Here are just a few of the ways in which your lies may be uncovered:
- You can’t do what you stated you can do
- The resume doesn’t match your LinkedIn profile
- References do not match in certain ways
- Don’t lie about your age if you are nearing retirement
- They learn about the lie from your previous colleague
If you have a lie on your resume and then sense that you might get found out, there are still a few things you can do. There is the option of making a correction to your resume while you are in the recruitment process, or once you are in the job you can do your best to correct the lie where possible (by learning that language or improving that certain skill).
Owning up may still cost you the job, but at least it will be out in the open. Will you be able to sleep at night with a devastating lie hanging over your career?
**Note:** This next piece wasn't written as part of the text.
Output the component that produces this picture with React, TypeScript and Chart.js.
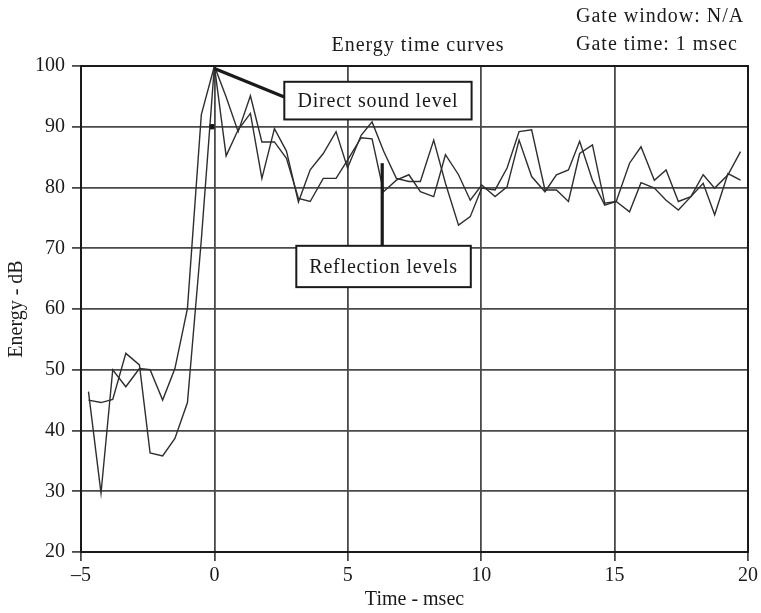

Probably not. The best advice is to avoid lying in the first place.
What does lying tell a hiring manager about you?
Nothing good. They won’t think you are creative nor will they be understanding. Unless you are an aspiring politician or snake oil salesman, there is nothing positive about fabricating the truth. Lying once on such an important document will suggest to your future boss that you can do it again.
If hiring managers find out about a lie in your application, they have no obligation to bring it up with you. They simply won’t hire you and will put a “don’t not hire” note about you in their ATS system. Oh, and they will tell the recruiters that are working with them – who also may never call you again as an association with you may tarnish their reputation.
Certain lies in certain countries and states may also be more serious, they could cause you to lose your job down the line if discovered and they may also land you in court. Also, if your employment is later deemed illegal, you may have no legal recourse against an employer yourself. Be careful with lies during a hiring process – they can come back and haunt you.
Start your job search the right way with a compelling and truthful account of your career. If you are lying on your resume you are lying to yourself. Are you right for the job if you need to lie to get it? It’s most likely you won’t last long if that is the case.
- There is no reason to lie on your resume. You will be found out if you do.
- You will get the job that you deserve, without pretending to be someone else.
- Lying on a resume is common. Employers can spot the signs.